Here, Beaumia’s complaint is based solely on her allegation that the Eisenbrauns failed to pay rent after April 2006.  The record shows that the Eisenbrauns paid rent to Beaumia from November 2005 through April 2006.  But before May 23, 2006, the Eisenbrauns had no rent obligation.  Because Beaumia was entitled to rent only after May 23, but she had already received payments for six months from the Eisenbrauns, they owed no rent when the eviction action was brought.  Therefore, because Beaumia’s complaint alleges only the failure to pay rent, and because the Eisenbrauns’ duty to pay rent was excused by virtue of Beaumia’s failure to register the house with the city, the district court erred by ordering the Eisenbrauns’ eviction.[1] See Mac-Du, 392 N.W.2d at 319.

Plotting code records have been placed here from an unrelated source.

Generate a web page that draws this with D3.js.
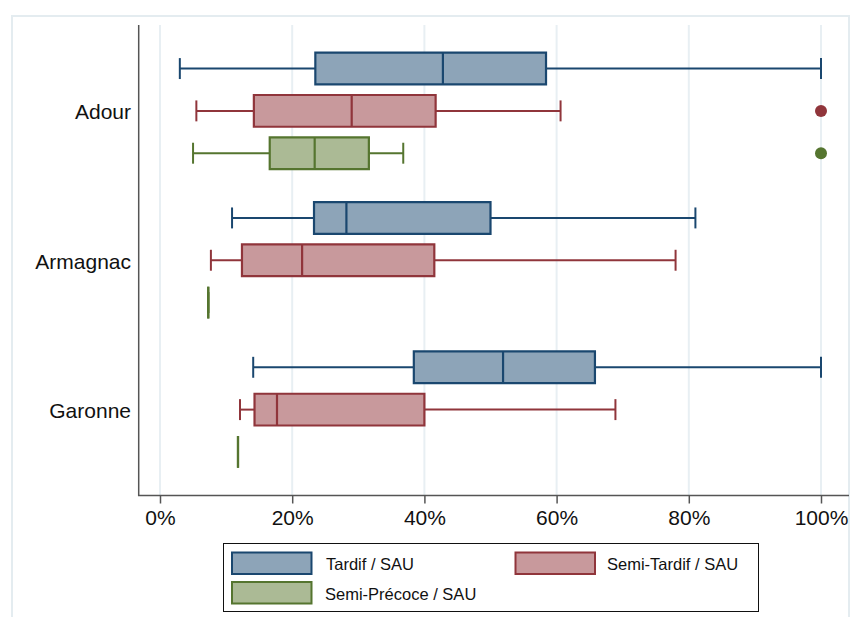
<!DOCTYPE html>
<html>
<head>
<meta charset="utf-8">
<script src="https://cdn.jsdelivr.net/npm/d3@7"></script>
<style>
  html, body { margin: 0; padding: 0; background: #ffffff; }
  svg { display: block; font-family: "Liberation Sans", Arial, sans-serif; }
</style>
</head>
<body>
<svg id="chart" width="850" height="617"></svg>
<script>
// Regions shown on the vertical axis
const regions = ["Adour", "Armagnac", "Garonne"];

// Variety groups (share of the farm's agricultural area)
const seriesNames = ["Tardif / SAU", "Semi-Tardif / SAU", "Semi-Précoce / SAU"];

// Box statistics per region, in percent: [lower whisker, Q1, median, Q3, upper whisker]
const tardifStats = [
  [3.0, 23.5, 42.8, 58.4, 100],
  [10.9, 23.3, 28.2, 50.0, 81.0],
  [14.1, 38.4, 51.9, 65.8, 100]
];
const semiTardifStats = [
  [5.5, 14.2, 29.0, 41.7, 60.6],
  [7.7, 12.4, 21.5, 41.5, 78.0],
  [12.1, 14.3, 17.7, 40.0, 68.9]
];
const semiPrecoceStats = [
  [5.0, 16.6, 23.4, 31.6, 36.8],
  [7.3, 7.3, 7.3, 7.3, 7.3],
  [11.8, 11.8, 11.8, 11.8, 11.8]
];

// Outside values: [region, series index, percent]
const outliers = [
  ["Adour", 1, 100],
  ["Adour", 2, 100]
];

const xTicks = [0, 20, 40, 60, 80, 100];

const strokeColors = ["#1a476f", "#90353b", "#55752f"];
const fillColors = ["#8da4b8", "#c8999c", "#abba95"];

const statsBySeries = [tardifStats, semiTardifStats, semiPrecoceStats];

const svg = d3.select("#chart");

// Outer graph frame
svg.append("rect")
  .attr("x", 12).attr("y", 16)
  .attr("width", 837).attr("height", 620)
  .attr("fill", "#ffffff")
  .attr("stroke", "#e4ecf0")
  .attr("stroke-width", 2);

const plotTop = 25, plotBottom = 495.5, axisLeft = 138.7, axisRight = 849;

const x = d3.scaleLinear().domain([0, 100]).range([160, 821]);
const yOuter = d3.scaleBand().domain(regions).range([plotTop, plotBottom]).padding(0.15);
const yInner = d3.scaleBand().domain(seriesNames).range([0, yOuter.bandwidth()])
  .paddingInner(0.25).paddingOuter(0.125);

// Vertical grid lines
svg.append("g").selectAll("line").data(xTicks).join("line")
  .attr("x1", d => x(d)).attr("x2", d => x(d))
  .attr("y1", plotTop).attr("y2", plotBottom)
  .attr("stroke", "#e8eff3").attr("stroke-width", 2);

// Axes lines
svg.append("line")
  .attr("x1", axisLeft).attr("x2", axisLeft)
  .attr("y1", plotTop).attr("y2", plotBottom)
  .attr("stroke", "#555").attr("stroke-width", 1.5);
svg.append("line")
  .attr("x1", axisLeft - 0.75).attr("x2", axisRight)
  .attr("y1", plotBottom).attr("y2", plotBottom)
  .attr("stroke", "#555").attr("stroke-width", 1.5);

// X axis ticks and labels
const xAxis = d3.axisBottom(x).tickValues(xTicks).tickFormat(d => d + "%")
  .tickSize(8).tickSizeOuter(0).tickPadding(7);
const xg = svg.append("g").attr("transform", `translate(0,${plotBottom})`).call(xAxis);
xg.select(".domain").remove();
xg.selectAll(".tick line").attr("stroke", "#555").attr("stroke-width", 1.5);
xg.selectAll(".tick text")
  .attr("font-size", 21).attr("fill", "#111")
  .attr("font-family", "'Liberation Sans', Arial, sans-serif");

// Region labels
svg.append("g").selectAll("text").data(regions).join("text")
  .attr("x", 131)
  .attr("y", d => yOuter(d) + yOuter.bandwidth() / 2 + 1)
  .attr("text-anchor", "end")
  .attr("dominant-baseline", "central")
  .attr("font-size", 21)
  .attr("fill", "#111")
  .text(d => d);

// Boxes and whiskers
const boxes = [];
seriesNames.forEach((s, si) => {
  regions.forEach((r, ri) => {
    const st = statsBySeries[si][ri];
    boxes.push({ region: r, series: s, si, lo: st[0], q1: st[1], med: st[2], q3: st[3], hi: st[4] });
  });
});

const g = svg.append("g");
const boxH = yInner.bandwidth();
const capH = boxH * 0.66;

boxes.forEach(b => {
  const top = yOuter(b.region) + yInner(b.series);
  const cy = top + boxH / 2;
  const col = strokeColors[b.si];
  const bg = g.append("g");
  // whiskers
  bg.append("line").attr("x1", x(b.lo)).attr("x2", x(b.q1)).attr("y1", cy).attr("y2", cy)
    .attr("stroke", col).attr("stroke-width", 2);
  bg.append("line").attr("x1", x(b.q3)).attr("x2", x(b.hi)).attr("y1", cy).attr("y2", cy)
    .attr("stroke", col).attr("stroke-width", 2);
  // caps
  [b.lo, b.hi].forEach(v => {
    bg.append("line").attr("x1", x(v)).attr("x2", x(v))
      .attr("y1", cy - capH / 2).attr("y2", cy + capH / 2)
      .attr("stroke", col).attr("stroke-width", 2);
  });
  // box (path so a zero-width box still shows as a line)
  const p = d3.path();
  p.moveTo(x(b.q1), top); p.lineTo(x(b.q3), top); p.lineTo(x(b.q3), top + boxH);
  p.lineTo(x(b.q1), top + boxH); p.closePath();
  bg.append("path").attr("d", p.toString())
    .attr("fill", fillColors[b.si]).attr("stroke", col).attr("stroke-width", 2.2);
  // median
  bg.append("line").attr("x1", x(b.med)).attr("x2", x(b.med))
    .attr("y1", top).attr("y2", top + boxH)
    .attr("stroke", col).attr("stroke-width", 2.2);
});

// Outside values
g.selectAll("circle").data(outliers).join("circle")
  .attr("cx", d => x(d[2]))
  .attr("cy", d => yOuter(d[0]) + yInner(seriesNames[d[1]]) + boxH / 2)
  .attr("r", 6)
  .attr("fill", d => strokeColors[d[1]]);

// Legend
const legend = svg.append("g");
legend.append("rect")
  .attr("x", 223.5).attr("y", 543.5).attr("width", 535).attr("height", 68)
  .attr("fill", "#fff").attr("stroke", "#111").attr("stroke-width", 1);

const legendPos = [
  { x: 232, y: 552.5, tx: 326, ty: 570 },
  { x: 515.5, y: 552.5, tx: 607, ty: 570 },
  { x: 232, y: 582, tx: 325, ty: 599.5 }
];
seriesNames.forEach((s, i) => {
  const lp = legendPos[i];
  legend.append("rect")
    .attr("x", lp.x).attr("y", lp.y).attr("width", 79.5).attr("height", 21.5)
    .attr("fill", fillColors[i]).attr("stroke", strokeColors[i]).attr("stroke-width", 2);
  legend.append("text")
    .attr("x", lp.tx).attr("y", lp.ty)
    .attr("font-size", 16.5).attr("fill", "#111")
    .text(s);
});
</script>
</body>
</html>
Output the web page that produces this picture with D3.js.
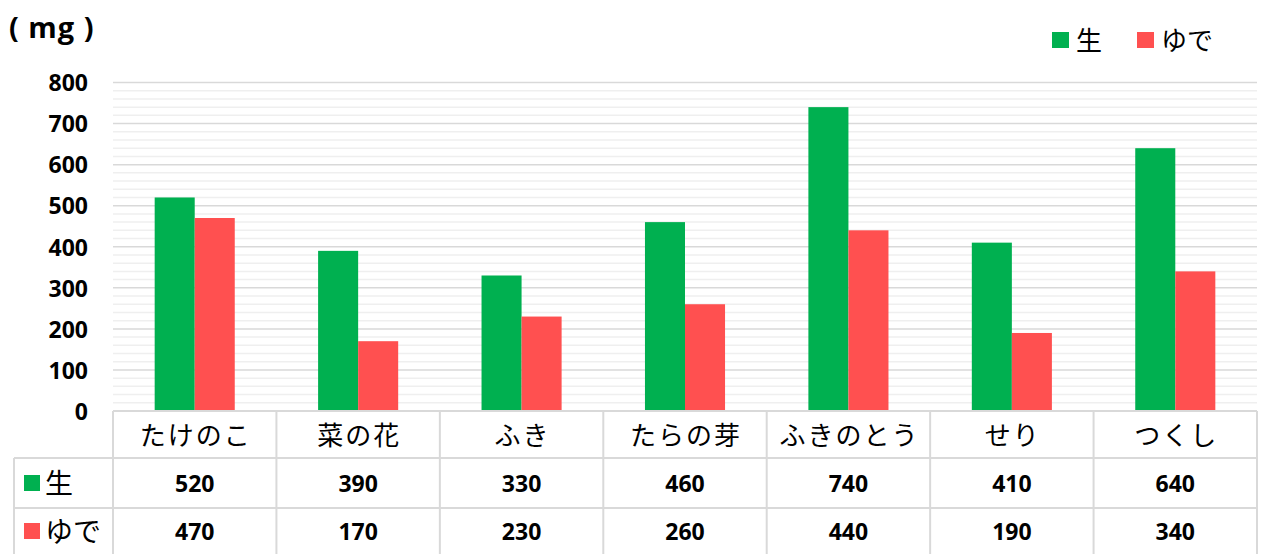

[1] Although the issue is not addressed by the parties, we note that appellant’s brief represents that they have vacated the property.  But nothing in the record shows that the Eisenbrauns have left the property and, therefore, nothing indicates the circumstances of any vacation.  Compare Lanthier v. Michaelson, 394 N.W.2d 245, 246 (Minn. App 1986) (concluding that because appellant left the property voluntarily, appeal was moot), review denied (Minn. Nov. 26, 1986), with Real Estate Equity Strategies LLC v. Jones, 720 N.W.2d 352, 355 (Minn. App. 2006) (noting that while an appeal is pending, when an appellant vacates property involuntarily, an appeal from an eviction action is not moot).  We therefore conclude that the appeal is not moot.